Holders of the system’s MKR voting tokens promptly added a new collateral type for dai, the Coinbase-affiliated stablecoin USDC, which the exchange also distributed to DeFi platforms like Uniswap and PoolTogether. In the most recent community vote on emergency measures, which ended on March 30, MakerDAO Foundation head of communications Mike Porcaro said more than 55 percent of the governance tokens came from a single account and just four voters made up more than 94 percent of the votes.
According to Anchorage co-founder Diogo Monica, a custody startup that works with prominent MKR holders like Polychain Capital and Andreessen Horowitz, investors were actively moving MKR tokens out of storage to participate in those urgent votes.
“There was a very significant increase in interest from people using Anchorage for voting and governance decisions for Maker because they had to make some pretty hard decisions to maintain dai, keep it healthy,” Monica said. “Almost all of the clients that had MKR positions wanted to actively participate in this.”
Quantstamp CEO Richard Ma, spearheading a startup that audits smart contracts, said he was impressed with how quickly the Maker Foundation rallied to resolve issues by using public polls for broader feedback. Plus, MKR holders are now voting on whether to compensate accounts that had liquidated loans.
“They had proactive communication,” Ma said. “We’ve had a lot of requests from companies wanting us to review their systems to prepare for these volatile situations.”
Volt Capital’s Khan acknowledged the community still has a long way to go before the DeFi system can work without its creators keeping a proverbial hand on the wheel.

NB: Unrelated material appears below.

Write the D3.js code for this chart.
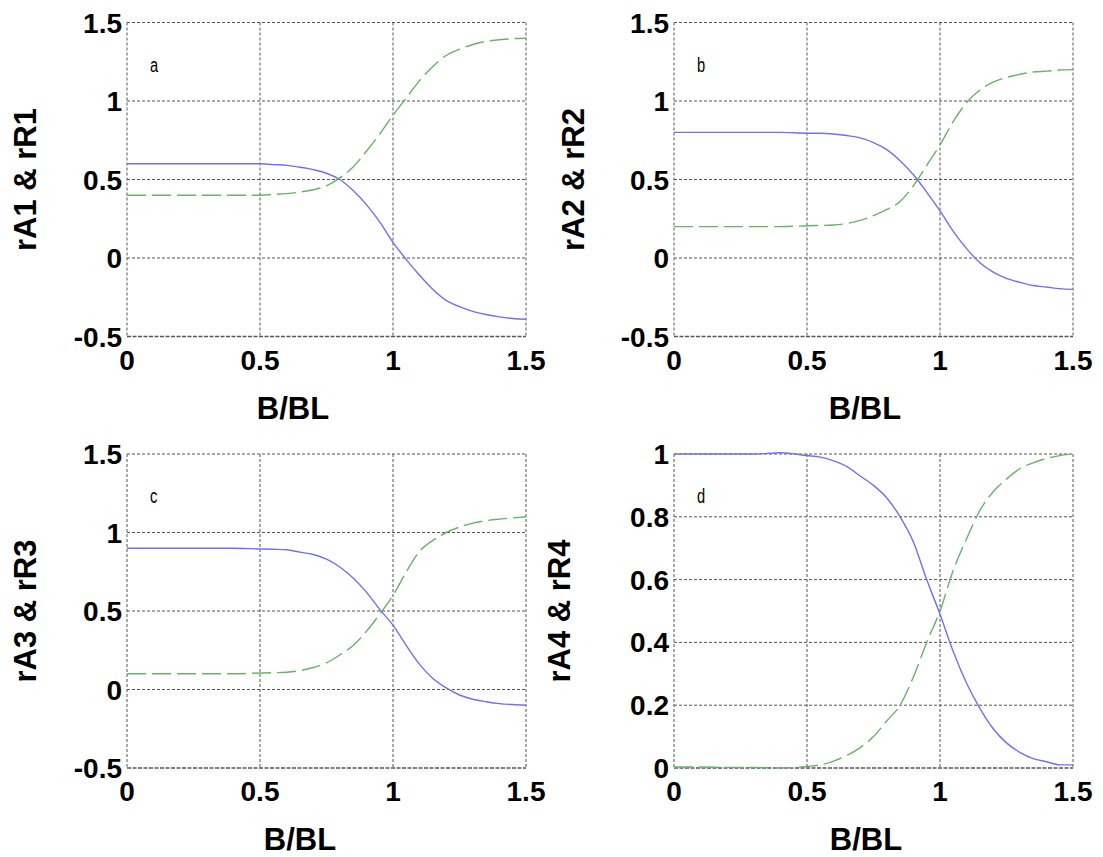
<!DOCTYPE html>
<html>
<head>
<meta charset="utf-8">
<script src="https://cdn.jsdelivr.net/npm/d3@7"></script>
<style>
  html, body { margin: 0; padding: 0; background: #fff; }
  svg { display: block; }
  text { font-family: "Liberation Sans", Arial, sans-serif; }
</style>
</head>
<body>
<svg id="chart" width="1103" height="857"></svg>
<script>
// ---- data ----
const xVals = [0, 0.1, 0.2, 0.3, 0.4, 0.5, 0.55, 0.6, 0.65, 0.7, 0.75, 0.8, 0.85, 0.9, 0.95,
               1.0, 1.05, 1.1, 1.15, 1.2, 1.25, 1.3, 1.35, 1.4, 1.45, 1.5];

const rA1 = [0.6, 0.6, 0.6, 0.6, 0.6, 0.6, 0.595, 0.59, 0.578, 0.563, 0.54, 0.5, 0.43, 0.34, 0.23,
             0.1, -0.01, -0.11, -0.2, -0.27, -0.31, -0.34, -0.36, -0.375, -0.385, -0.39];
const rR1 = [0.4, 0.4, 0.4, 0.4, 0.4, 0.4, 0.405, 0.41, 0.42, 0.435, 0.46, 0.51, 0.58, 0.68, 0.79,
             0.91, 1.02, 1.13, 1.22, 1.29, 1.33, 1.36, 1.38, 1.39, 1.397, 1.4];

const rA2 = [0.8, 0.8, 0.8, 0.8, 0.8, 0.795, 0.795, 0.79, 0.78, 0.765, 0.735, 0.69, 0.62, 0.53, 0.42,
             0.3, 0.17, 0.06, -0.03, -0.09, -0.13, -0.155, -0.175, -0.185, -0.195, -0.2];
const rR2 = [0.2, 0.2, 0.2, 0.2, 0.2, 0.205, 0.207, 0.21, 0.22, 0.24, 0.27, 0.31, 0.36, 0.46, 0.59,
             0.72, 0.87, 0.99, 1.07, 1.12, 1.15, 1.17, 1.185, 1.19, 1.197, 1.2];

const rA3 = [0.9, 0.9, 0.9, 0.9, 0.9, 0.895, 0.893, 0.89, 0.875, 0.86, 0.83, 0.78, 0.71, 0.62, 0.51,
             0.41, 0.28, 0.16, 0.07, 0.01, -0.035, -0.062, -0.078, -0.09, -0.096, -0.1];
const rR3 = [0.1, 0.1, 0.1, 0.1, 0.1, 0.105, 0.107, 0.11, 0.12, 0.14, 0.17, 0.22, 0.28, 0.37, 0.48,
             0.6, 0.75, 0.88, 0.95, 1.0, 1.035, 1.06, 1.075, 1.085, 1.093, 1.1];

const rA4 = [1.0, 1.0, 1.0, 1.0, 1.004, 0.995, 0.99, 0.978, 0.96, 0.93, 0.9, 0.86, 0.8, 0.72, 0.6,
             0.49, 0.37, 0.27, 0.19, 0.125, 0.08, 0.05, 0.03, 0.02, 0.01, 0.01];
const rR4 = [0.003, 0.003, 0.002, 0.002, 0.0, 0.005, 0.01, 0.022, 0.04, 0.065, 0.1, 0.15, 0.2, 0.29, 0.4,
             0.5, 0.63, 0.73, 0.82, 0.88, 0.92, 0.953, 0.972, 0.986, 0.995, 1.0];

const xTicks = [0, 0.5, 1, 1.5];
const yTicksABC = [-0.5, 0, 0.5, 1, 1.5];
const yTicksD = [0, 0.2, 0.4, 0.6, 0.8, 1];

const panels = [
  { letter: 'a', ylabel: 'rA1 & rR1', blue: rA1, green: rR1, yDomain: [-0.5, 1.5], yTicks: yTicksABC,
    left: 127, right: 526, top: 22.5, bottom: 336.5, ylabX: 25, xlabX: 293 },
  { letter: 'b', ylabel: 'rA2 & rR2', blue: rA2, green: rR2, yDomain: [-0.5, 1.5], yTicks: yTicksABC,
    left: 674, right: 1073, top: 22.5, bottom: 336.5, ylabX: 573, xlabX: 865 },
  { letter: 'c', ylabel: 'rA3 & rR3', blue: rA3, green: rR3, yDomain: [-0.5, 1.5], yTicks: yTicksABC,
    left: 127, right: 526, top: 454, bottom: 768, ylabX: 25, xlabX: 300 },
  { letter: 'd', ylabel: 'rA4 & rR4', blue: rA4, green: rR4, yDomain: [0, 1], yTicks: yTicksD,
    left: 674, right: 1073, top: 454, bottom: 768, ylabX: 559, xlabX: 866 }
];

const svg = d3.select('#chart');
const gridColor = '#555';

panels.forEach(p => {
  const x = d3.scaleLinear().domain([0, 1.5]).range([p.left, p.right]);
  const y = d3.scaleLinear().domain(p.yDomain).range([p.bottom, p.top]);
  const g = svg.append('g');

  // dashed grid (also serves as the box)
  g.selectAll('line.vg').data(xTicks).join('line')
    .attr('x1', d => x(d)).attr('x2', d => x(d))
    .attr('y1', p.top).attr('y2', p.bottom)
    .attr('stroke', gridColor).attr('stroke-width', 1)
    .attr('stroke-dasharray', '3,2');
  g.selectAll('line.hg').data(p.yTicks).join('line')
    .attr('x1', p.left).attr('x2', p.right)
    .attr('y1', d => y(d)).attr('y2', d => y(d))
    .attr('stroke', gridColor)
    .attr('stroke-width', (d, i) => i === 0 ? 1.6 : 1)
    .attr('stroke-dasharray', (d, i) => i === 0 ? '4,1.5' : '3,2');

  // curves
  const pts = s => xVals.map((v, i) => [v, s[i]]);
  const line = d3.line().x(d => x(d[0])).y(d => y(d[1])).curve(d3.curveMonotoneX);
  g.append('path').attr('d', line(pts(p.green)))
    .attr('fill', 'none').attr('stroke', '#66b466').attr('stroke-width', 1.4)
    .attr('stroke-dasharray', '19,6');
  g.append('path').attr('d', line(pts(p.blue)))
    .attr('fill', 'none').attr('stroke', '#7070f4').attr('stroke-width', 1.4);

  // tick labels
  const fmt = d => String(d);
  g.selectAll('text.xt').data(xTicks).join('text')
    .attr('x', d => x(d)).attr('y', p.bottom + 33)
    .attr('text-anchor', 'middle')
    .attr('font-size', 28).attr('font-weight', 'bold')
    .text(fmt);
  g.selectAll('text.yt').data(p.yTicks).join('text')
    .attr('x', p.left - 5).attr('y', d => y(d))
    .attr('dy', '0.36em')
    .attr('text-anchor', 'end')
    .attr('font-size', 28).attr('font-weight', 'bold')
    .text(fmt);

  // axis labels
  g.append('text')
    .attr('x', p.xlabX).attr('y', p.bottom + 82)
    .attr('text-anchor', 'middle')
    .attr('font-size', 31).attr('font-weight', 'bold')
    .text('B/BL');
  g.append('text')
    .attr('transform', `translate(${p.ylabX},${(p.top + p.bottom) / 2}) rotate(-90)`)
    .attr('dy', '0.36em')
    .attr('text-anchor', 'middle')
    .attr('font-size', 31).attr('font-weight', 'bold')
    .text(p.ylabel);

  // panel letter
  g.append('text')
    .attr('transform', `translate(${p.left + 23},${p.top + 49}) scale(0.7,1)`)
    .attr('font-size', 21)
    .text(p.letter);
});
</script>
</body>
</html>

Ma added he’s concerned the DeFi aspect of these systems might not inspire enough accountability for people to continue auditing public contracts. This can lead to hackable vulnerabilities. Startups like those involved with CDA are more likely to audit, Ma said, because they are responsible for a product or service and profit from it. He said he expects startups that work with bitcoin as well, like Ledn and Thesis, will see an uptick in demand.
The latter, which is scheduled to debut tBTC in April, will allow tech-savvy bitcoiners to wrap the godfather cryptocurrency in an Ethereum-friendly shell and use it in DeFi loans or interest-bearing positions. Consumers have a variety of choices at every income level.

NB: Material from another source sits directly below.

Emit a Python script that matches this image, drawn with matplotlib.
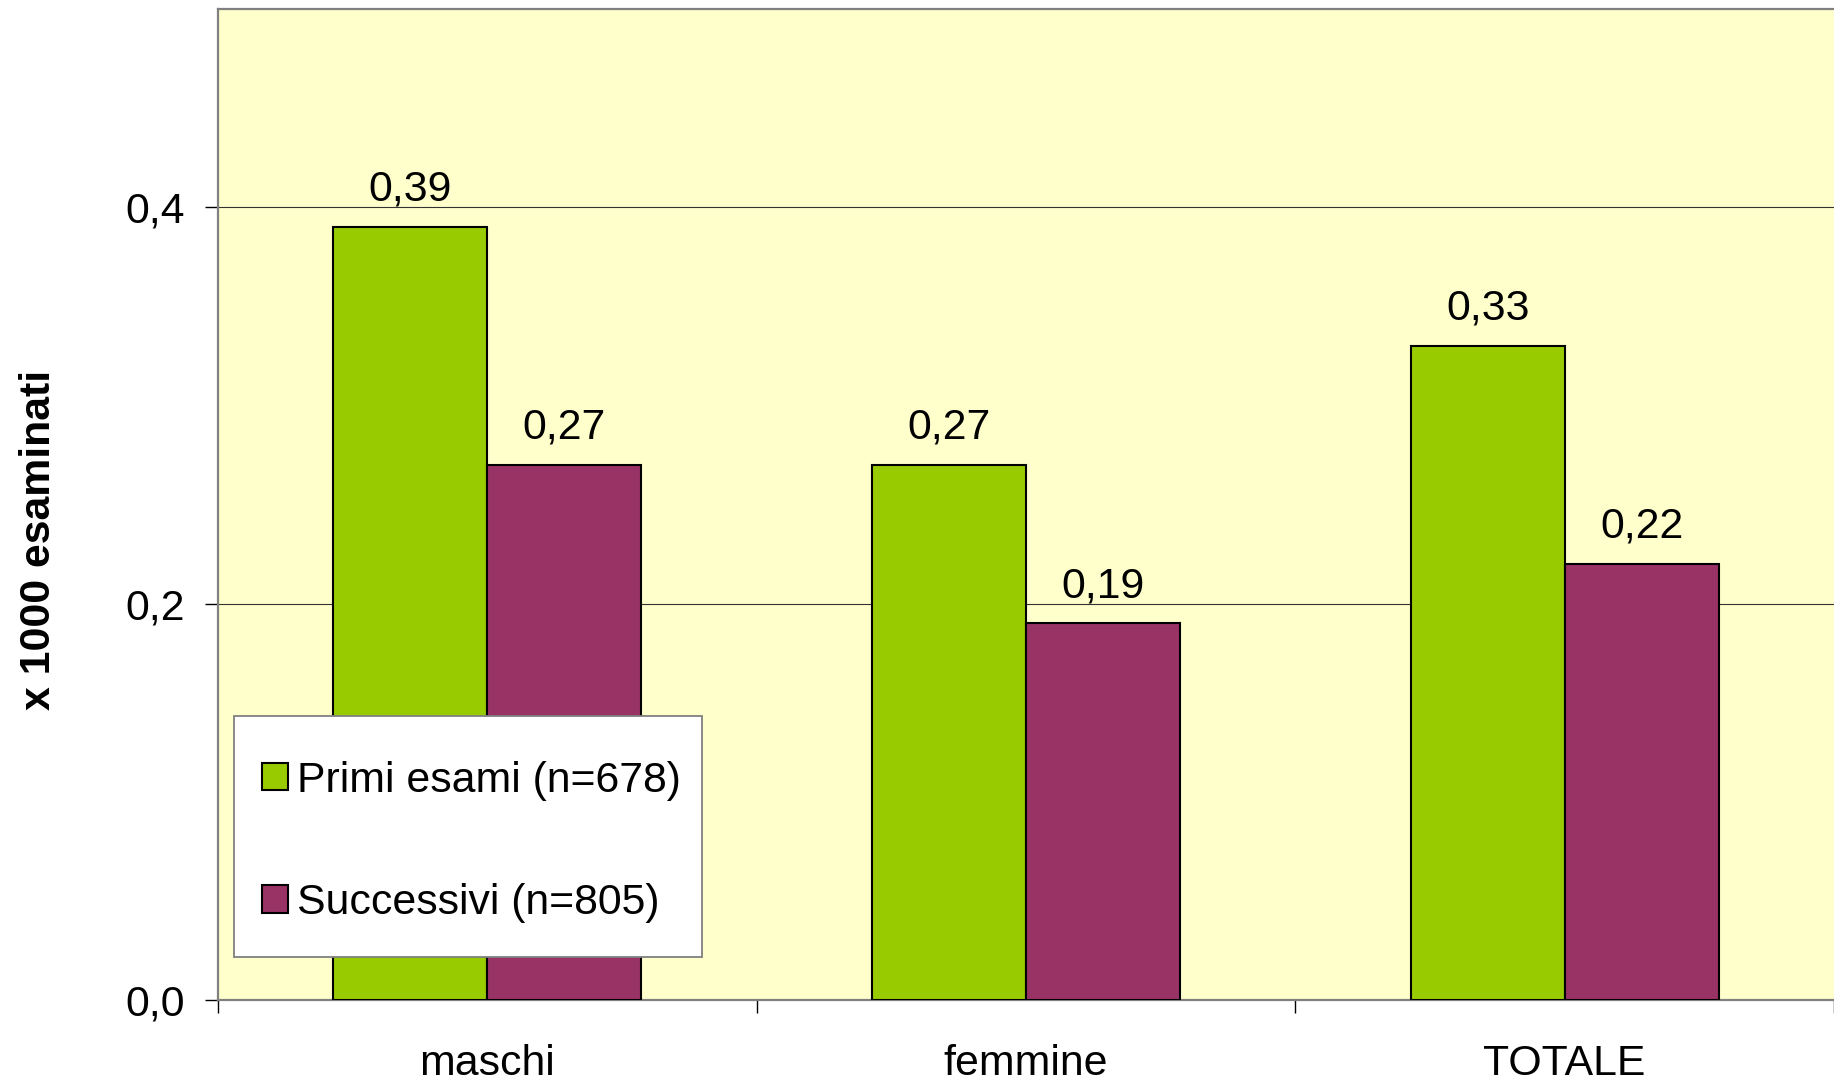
import numpy as np
import matplotlib
matplotlib.use('Agg')
import matplotlib.pyplot as plt
from matplotlib.patches import Patch, Rectangle

# data
categories = ['maschi', 'femmine', 'TOTALE']
primi = [0.39, 0.27, 0.33]
successivi = [0.27, 0.19, 0.22]
series_labels = ['Primi esami (n=678)', 'Successivi (n=805)']
y_ticks = [0.0, 0.2, 0.4]

plt.rcParams['font.family'] = ['Liberation Sans', 'DejaVu Sans']
FS = 30.8

green = '#99CC00'
purple = '#993366'
bg = '#FFFFCC'

fig = plt.figure(figsize=(18.34, 10.82), dpi=100)
ax = fig.add_axes([218 / 1834, 82 / 1082, 1616 / 1834, 991 / 1082])
ax.set_facecolor(bg)

x = np.arange(len(categories))
w = 1 / 3.5
b1 = ax.bar(x - w / 2, primi, w, color=green, edgecolor='black', linewidth=1.5, zorder=3)
b2 = ax.bar(x + w / 2, successivi, w, color=purple, edgecolor='black', linewidth=1.5, zorder=3)

# value labels with comma decimals
for bars, vals in [(b1, primi), (b2, successivi)]:
    for r, v in zip(bars, vals):
        ax.annotate(f'{v:.2f}'.replace('.', ','),
                    xy=(r.get_x() + r.get_width() / 2, v),
                    xytext=(0, 19), textcoords='offset points',
                    ha='center', va='baseline', fontsize=FS, zorder=4)

ax.set_xlim(-0.5, len(categories) - 0.5)
ax.set_ylim(0, 0.5)

# y axis
ax.set_yticks(y_ticks)
ax.set_yticklabels([f'{t:.1f}'.replace('.', ',') for t in y_ticks])
ax.tick_params(axis='y', direction='out', length=9.5, width=1, labelsize=FS, pad=14, color='black')
for t in y_ticks[1:]:
    ax.axhline(t, color='#333333', linewidth=0.8, zorder=1)

# x axis: ticks at group boundaries, labels in the middle
ax.set_xticks(np.arange(-0.5, len(categories), 1.0))
ax.set_xticklabels([])
ax.tick_params(axis='x', which='major', direction='out', length=9.5, width=1, color='black')
ax.set_xticks(x, minor=True)
ax.set_xticklabels(categories, minor=True)
ax.tick_params(axis='x', which='minor', length=0, labelsize=FS, pad=32)

for side in ['left', 'top', 'bottom']:
    ax.spines[side].set_color('#808080')
    ax.spines[side].set_linewidth(1.6)
ax.spines['right'].set_visible(False)

ax.set_ylabel('x 1000 esaminati', fontsize=FS, fontweight='bold')
ax.yaxis.set_label_coords(-0.0987, 0.464)

# legend box drawn separately so its padding can match the original
ax.add_patch(Rectangle((0.0099, 0.0434), 0.2896, 0.2432, transform=ax.transAxes,
                       facecolor='white', edgecolor='#808080', linewidth=1.3, zorder=5))
handles = [Patch(facecolor=green, edgecolor='black', linewidth=1.5),
           Patch(facecolor=purple, edgecolor='black', linewidth=1.5)]
leg = ax.legend(handles, series_labels, loc='center left',
                bbox_to_anchor=(0.0272, 0.1595), borderaxespad=0, borderpad=0,
                fontsize=FS, frameon=False, handlelength=0.6, handleheight=0.6,
                handletextpad=0.22, labelspacing=1.92)
leg.set_zorder(6)

fig.savefig('out.png', dpi=100)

“One area I think is going to take off is using bitcoin as collateral for DeFi,” Ma said. “Generally speaking, lending and borrowing are here to stay.”
These DeFi startups already serve some retail users, beyond professional traders and investors, like Argentinian ex-pat María Paula Fernandez in Germany. She had cross-border accounting issues in 2019 and now uses Compound to manage a significant chunk of her income.
“I trust dai more than banks. If I take small [freelancing] contracts, I’ll take dai and save it,” Fernandez said.
But her trust in products that rely on smart contracts has changed since March’s drastic market fluctuations.
“After Black Thursday,” Fernandez added, “I’m no longer using DeFi [products] for a while.”
She’ll continue using stablecoins and wait for a less volatile time to use interest-bearing products or loans.
According to Sebastian Serrano, CEO of Latin American crypto exchange Ripio, dai is the most popular stablecoin among Argentinians and demand for it among his clientele increased six-fold in March compared to January.
Khan said he expects the economic crisis will bring in more users by winter, especially if local fiat currencies suffer. That makes this spring the perfect time for professional traders and technologists to iron out the kinks in ecosystem liquidity.
“People are scared and they need something that will get them through this phase of life,” Khan said in reference to crypto newcomers. “It’s not going to be bitcoin, it’s going to be stablecoins.”